The fire broke out at the armoury, located just outside the walls of the Old City, at around 9:30 last night, witnesses said, followed by a major explosion.
Much of the building, which was built in 1884, collapsed less than two hours after the fire started, leaving only the brick wall and the two towers visible at the main entrance in the facade facing northward toward the National Assembly.
However, military officers said some of the building might be saved.
Firefights battle a blaze at one of Quebec City's most historic buildings on Friday April 4, 2008. (Clement Allard/The Canadian Press)
Sylvain Rousseau, head of operations with the Quebec City fire department, said that when firefighters arrived, they noticed thick smoke and there had been a major explosion.
The building was famous for its suspended wood ceiling, the largest in Canada. However, Mr. Rousseau said, the flames spread rapidly through the old wood of the ceiling and across the building and it was too dangerous for fire fighters to go inside.
“It went very fast, no sooner had the first team of firefighters arrived than they saw thick smoke coming out of the roof of the building,” he said. “In the time it took to set up the hoses to fight the fire, within a few minutes, the flames spread through the whole building.”

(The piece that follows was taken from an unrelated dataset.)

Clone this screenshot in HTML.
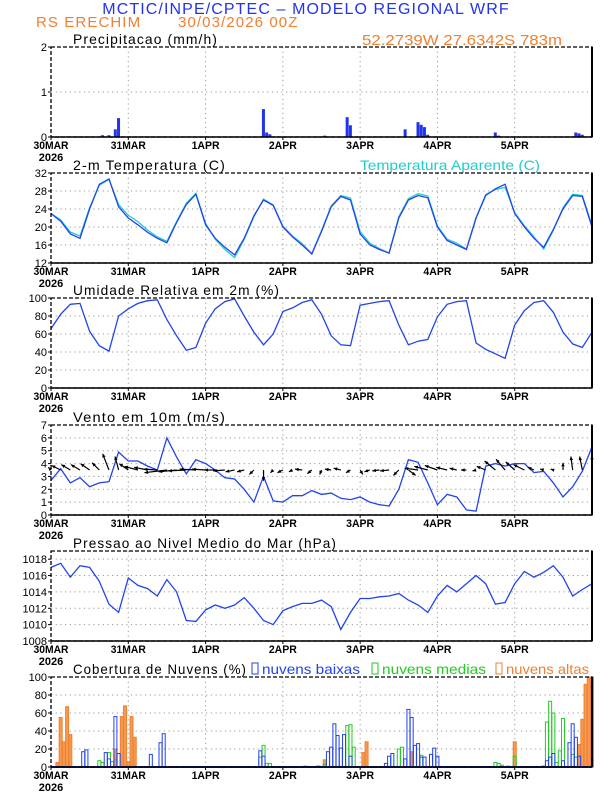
<!DOCTYPE html>
<html><head><meta charset="utf-8"><style>
body{margin:0;background:#fff;}
svg{display:block;font-family:"Liberation Sans",sans-serif;}
.tick{font-size:11px;fill:#000;}
.ttl{font-size:14px;fill:#000;letter-spacing:1.1px;}
.sp{letter-spacing:1.1px;}
</style></head><body>
<svg id="chart" width="612" height="792" viewBox="0 0 612 792" xmlns="http://www.w3.org/2000/svg">
<text x="306" y="14" text-anchor="middle" font-size="16" fill="#2233ee" class="sp">MCTIC/INPE/CPTEC – MODELO REGIONAL WRF</text>
<text x="36" y="27" font-size="15" fill="#f08030" class="sp">RS ERECHIM</text>
<text x="178" y="27" font-size="15" fill="#f08030" class="sp">30/03/2026 00Z</text>
<text x="362" y="45" font-size="15" fill="#f08030" textLength="200" lengthAdjust="spacingAndGlyphs">52.2739W 27.6342S 783m</text>
<g id="g"></g>
</svg>
<script>
const hours3 = [];
for (let h = 0; h <= 168; h += 3) hours3.push(h);
const dayLabels = ["30MAR","31MAR","1APR","2APR","3APR","4APR","5APR"];
const tempVals = [23,21.3,18.5,17.5,24,29.5,30.7,24.5,22,20.5,18.8,17.5,16.5,21,25,27.3,20.5,17.5,15.5,13.8,17.5,22.5,26,24.8,20,17.8,16,14,19,24.5,26.8,26,18.5,16,15,14.2,22,26,27,26.5,20,17,16,15,22,27,28.5,29.5,23,20,17.5,15.5,19.5,24,27,26.8,20];
const appTempVals = [23,21.6,18.9,18,24.3,29.3,30.6,25,22.6,21.2,19.3,17.8,16.8,21.2,25.3,27.5,20.8,17.3,15,13.2,17.3,22.3,26.2,24.9,20.2,18,16.3,14.1,19.2,24.7,27,26.4,19,16.4,15.2,14.2,22.3,26.3,27.4,26.9,20.3,17.3,16.4,15.1,22.1,27.2,28.3,28.8,23.2,20.3,17.8,15.1,19.3,24.3,27.3,27,20.4];
const rhVals = [66,82,93,94,63,47,41,80,88,94,97,98,76,58,42,45,72,88,96,99,80,62,48,60,85,89,95,98,82,58,48,47,92,94,96,97,70,48,52,54,79,93,96,97,50,43,38,33,70,86,95,97,84,62,49,45,62];
const windVals = [2.7,3.6,2.5,2.9,2.2,2.5,2.6,4.9,4.2,4.2,3.8,3.5,6,4.5,3.2,4.3,4.0,3.5,2.9,2.8,2,1,3,1.1,1.0,1.5,1.5,1.9,1.6,1.7,1.3,1.2,1.4,1.0,0.8,0.7,2.0,4.3,4.1,2.5,0.8,1.6,1.4,0.4,0.3,3.8,4.0,3.8,4.0,4.0,3.3,3.4,2.5,1.4,2.2,3.4,5.3];
const windU = [-0.3,-1,-1,-1,-1,-0.8,-0.7,-0.4,-1,-1.5,-1.5,-1.5,-2.5,-2,-2,-1.8,-1.5,-1.2,-1.3,-1,-0.8,-0.5,0,-0.3,-0.6,-0.4,-0.8,-0.5,-0.2,-0.7,-0.8,-0.5,0.3,-0.6,-0.8,-1,-0.6,0.8,-1.5,-1.5,-1.4,-1.2,-0.8,-0.6,-0.4,-1,-1.2,-1,-1,-1.2,-0.7,-0.4,-0.3,0,-0.2,-0.3,0];
const windV = [0.3,0.5,0.6,0.6,0.7,0.8,1.8,1.5,0.7,0.4,0.3,0.1,-0.3,-0.2,-0.1,0.1,0.1,0,-0.1,-0.2,-0.2,-0.5,-1.2,-0.3,-0.3,-0.2,0.1,-0.4,-0.5,0.1,0.2,-0.3,-0.5,-0.2,-0.1,-0.1,-0.6,-0.6,0.2,0.4,0.5,0.3,0.2,0,-0.1,0.4,1,1.2,0.9,0.6,0.3,0.1,0.1,0.8,1.5,1.5,1.6];
const presVals = [1017,1017.5,1015.8,1017.2,1017,1015.3,1012.5,1011.5,1015.7,1014.8,1014.4,1013.5,1015.5,1014,1010.5,1010.4,1011.8,1012.4,1012,1012.4,1013.3,1012,1010.5,1010,1011.7,1012.2,1012.6,1012.6,1013,1012.2,1009.4,1011.5,1013.2,1013.2,1013.4,1013.5,1013.8,1013,1012.4,1011.5,1013.5,1014.8,1014,1015,1016,1015,1012.5,1012.7,1015,1016.5,1015.8,1016.4,1017.2,1015.8,1013.5,1014.3,1015];
const precipHours = [16,18,20,21,66,67,68,85,92,93,110,114,115,116,117,138,139,163,164,165];
const precipVals = [0.04,0.04,0.17,0.42,0.62,0.1,0.06,0.03,0.44,0.26,0.17,0.33,0.27,0.22,0.05,0.1,0.03,0.1,0.08,0.05];
const lowHours = [10,11,17,18,20,21,31,34,35,65,66,83,86,87,88,89,90,91,93,104,105,106,110,111,112,113,114,115,116,118,119,120,153,154,155,156,159,161,162,163,164];
const lowVals = [17,19,16,9,56,15,14,27,37,18,12,1,17,22,48,35,21,36,12,4,12,15,9,64,55,24,26,11,11,14,21,12,1,7,11,15,7,27,48,33,12];
const midHours = [15,16,18,19,20,65,66,67,68,79,85,92,93,94,108,109,115,138,139,140,142,144,154,155,156,157,158,159,162,163];
const midVals = [7,5,16,6,8,11,24,4,4,1,3,46,47,22,20,22,13,5,4,2,1,12,50,73,60,5,18,54,14,11];
const highHours = [2,3,4,5,6,20,22,23,24,25,26,85,97,98,112,144,164,165,166,167,168];
const highVals = [5,55,28,67,36,20,56,68,6,56,33,8,16,28,17,28,25,53,92,100,100];

const NS = "http://www.w3.org/2000/svg";
const G = document.getElementById('g');
const X0 = 51, X1 = 592;
function xs(h){ return X0 + h * (X1 - X0) / 168; }
function mk(tag, attrs, parent){
  const e = document.createElementNS(NS, tag);
  for (const k in attrs) e.setAttribute(k, attrs[k]);
  (parent || G).appendChild(e);
  return e;
}
function panel(name, top, bot, ymin, ymax, ticks, title, tlen){
  const g = mk('g', {});
  
  
  const ys = v => bot - (v - ymin) / (ymax - ymin) * (bot - top);
  for (let d = 1; d < 7; d++) {
    const l = mk('line', {x1: xs(d*24), x2: xs(d*24), y1: top, y2: bot, stroke: '#999', 'stroke-width': 1, 'stroke-dasharray': '1.2,3.5'}, g);
    
    
  }
  ticks.forEach(t => {
    if (t > ymin && t < ymax) {
      const l = mk('line', {x1: X0, x2: X1, y1: ys(t), y2: ys(t), stroke: '#999', 'stroke-width': 1, 'stroke-dasharray': '1.2,3.5'}, g);
      
      
    }
    const tx = mk('text', {x: X0 - 4, y: ys(t) + 4, 'text-anchor': 'end', class: 'tick'}, g);
    tx.textContent = t;
    
    
    mk('line', {x1: X0 - 3, x2: X0, y1: ys(t), y2: ys(t), stroke: '#000'}, g);
  });
  dayLabels.forEach((d, i) => {
    const tx = mk('text', {x: xs(i*24), y: bot + 12, 'text-anchor': 'middle', class: 'tick', 'font-weight': 'bold', 'textLength': d.length > 4 ? (d.length*7) : 28, 'lengthAdjust': 'spacingAndGlyphs'}, g);
    tx.textContent = d;
    
    
    mk('line', {x1: xs(i*24), x2: xs(i*24), y1: bot, y2: bot + 3, stroke: '#000'}, g);
  });
  const yr = mk('text', {x: 51, y: bot + 24, 'text-anchor': 'middle', class: 'tick', 'font-weight': 'bold'}, g);
  yr.textContent = '2026';
  
  
  const ta = {x: 73, y: top - 3, class: 'ttl'};
  if (tlen) { ta.textLength = tlen; ta.lengthAdjust = 'spacingAndGlyphs'; }
  const tt = mk('text', ta, g);
  tt.textContent = title;
  
  
  return {g, ys, top, bot};
}
function frame(p){
  const r = mk('rect', {x: X0, y: p.top, width: X1 - X0, height: p.bot - p.top, fill: 'none', stroke: '#000', 'stroke-width': 1.3, 'stroke-dasharray': '4,2'}, p.g);
  
  
  mk('line', {x1: X1, x2: X1, y1: p.top, y2: p.bot, stroke: '#000', 'stroke-width': 2}, p.g);
  mk('line', {x1: X0, x2: X1, y1: p.bot, y2: p.bot, stroke: '#000', 'stroke-width': 1.5}, p.g);
}
function line(p, hs, vals, color, name){
  const d = vals.map((v, i) => (i ? 'L' : 'M') + xs(hs[i]).toFixed(1) + ',' + p.ys(v).toFixed(1)).join(' ');
  const e = mk('path', {d, fill: 'none', stroke: color, 'stroke-width': 1.3}, p.g);
  
  
}

const p1 = panel('precipitation', 47, 137, 0, 2, [0,1,2], 'Precipitacao (mm/h)', 145);
precipHours.forEach((h, i) => {
  const y = p1.ys(precipVals[i]);
  const r = mk('rect', {x: xs(h) - 1.6, y, width: 3, height: p1.bot - y, fill: '#2233ee'}, p1.g);
  
  
});
frame(p1);

const p2 = panel('temperature', 173, 263, 12, 32, [12,16,20,24,28,32], '2-m Temperatura (C)', 153);
line(p2, hours3, appTempVals, '#22cccc', 'apparent-temperature-line');
line(p2, hours3, tempVals, '#2244ee', 'temperature-line');
const lt = mk('text', {x: 360, y: 170, 'font-size': 14, fill: '#22cccc', textLength: 180, lengthAdjust: 'spacingAndGlyphs'}, p2.g);
lt.textContent = 'Temperatura Aparente (C)';


frame(p2);

const p3 = panel('humidity', 298, 388, 0, 100, [0,20,40,60,80,100], 'Umidade Relativa em 2m (%)', 207);
line(p3, hours3, rhVals, '#2244ee', 'humidity-line');
frame(p3);

const p4 = panel('wind', 425, 515, 0, 7, [0,1,2,3,4,5,6,7], 'Vento em 10m (m/s)', 153);
line(p4, hours3, windVals, '#2244ee', 'wind-speed-line');
const by = p4.ys(3.5);
windU.forEach((u, i) => {
  const x0 = xs(hours3[i]), k = 9;
  const x1 = x0 + u*k, y1 = by - windV[i]*k;
  const a = mk('line', {x1: x0, y1: by, x2: x1, y2: y1, stroke: '#000', 'stroke-width': 1.2}, p4.g);
  
  
  const ang = Math.atan2(y1 - by, x1 - x0), L = 4;
  const hp = `${x1},${y1} ${x1 - L*Math.cos(ang-0.45)},${y1 - L*Math.sin(ang-0.45)} ${x1 - L*Math.cos(ang+0.45)},${y1 - L*Math.sin(ang+0.45)}`;
  const hd = mk('polygon', {points: hp, fill: '#000'}, p4.g);
  
  
});
frame(p4);

const p5 = panel('pressure', 551, 641, 1008, 1019, [1008,1010,1012,1014,1016,1018], 'Pressao ao Nivel Medio do Mar (hPa)', 264);
line(p5, hours3, presVals, '#2244ee', 'pressure-line');
frame(p5);

const p6 = panel('clouds', 677, 767, 0, 100, [0,20,40,60,80,100], 'Cobertura de Nuvens (%)', 174);
function cbars(hs, vals, color, name){
  hs.forEach((h, i) => {
    const y = p6.ys(vals[i]);
    const r = mk('rect', {x: xs(h) - 1.5, y, width: 3, height: p6.bot - y, fill: 'none', stroke: color, 'stroke-width': 1}, p6.g);
    
    
  });
}
function cfill(hs, vals, color){
  hs.forEach((h, i) => {
    const y = p6.ys(vals[i]);
    mk('rect', {x: xs(h) - 1.5, y, width: 3, height: p6.bot - y, fill: color}, p6.g);
  });
}
cfill(highHours, highVals, '#f59a50');
cbars(highHours, highVals, '#f08030', 'high-cloud-bar');
cbars(midHours, midVals, '#22cc22', 'mid-cloud-bar');
cbars(lowHours, lowVals, '#2244ee', 'low-cloud-bar');
mk('line', {x1: X0, x2: X1, y1: p6.bot, y2: p6.bot, stroke: '#2244ee', 'stroke-width': 2}, p6.g);
[[252,'nuvens baixas','#2244ee','low',98],[372,'nuvens medias','#22cc22','mid',104],[496,'nuvens altas','#f08030','high',83]].forEach(l => {
  const r = mk('rect', {x: l[0], y: 663, width: 6, height: 11, fill: 'none', stroke: l[2], 'stroke-width': 1}, p6.g);
  
  
  const t = mk('text', {x: l[0] + 10, y: 674, 'font-size': 14, fill: l[2], textLength: l[4], lengthAdjust: 'spacingAndGlyphs'}, p6.g);
  t.textContent = l[1];
  
  
});
frame(p6);
</script>
</body></html>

The ceiling collapsed at about 10 p.m.
The armoury, which resembled a fairy-tale castle and stood near the city's citadel and the Governor-General's official Quebec residence, was home to Les Voltigeurs de Québec riflemen, a reserve unit of the Canadian Forces.
Police said no one was injured. At least eight fire trucks with dozens of firemen were still outside late last night battling the fire.
“I'm heartbroken [at] the loss of such a historic building,” Captain Daniel Duguay of the Voltigeurs said as he watched the destruction.
The armoury was the site of annual Remembrance Day ceremonies and had been scheduled to play host to events for Quebec City's 400th anniversary this year.
Captain Paul Sacca, media relations officer with the Canadian Forces, confirmed that no military activities were taking place inside the building last night. He added that firefighters were doing their best to save the regimental museum at the east end of the building and the officers' mess hall at the western end.
“Our [country's] soldiers are fighting in Afghanistan,” he said. “They've fought many battles for other people in the past. We will come out of this disaster and we will rebuild this building, which is a major historical, cultural and military monument to our past.”
General Christian Barnabé, who is in charge of Canadian Forces Quebec land unit, watched the firefighters trying to stop the destruction of the building where he trained as a Voltigeur in his youth.
“What's important is not the building itself but the people who train there, the Voltigeurs,” he said. “The unit is still alive and well and they will continue to live on here in Quebec City.”
Les Voltigeurs is the oldest French infantry regiment in the country. The armoury, which was under renovation, was used for training cadet and reserve units for the military.
The regiment was founded in 1862 by Charles de Salaberry, son of the victor of the battle of Châteauguay.
The museum housed First and Second World War memorabilia, including valuable pieces like the Vimy Bell, the regiment's weapons, uniforms, medals and models, and artifacts of the Louis Riel uprising in western Canada.
General Barnabé said some of the memorabilia was saved, including the unit's colours, and military drums.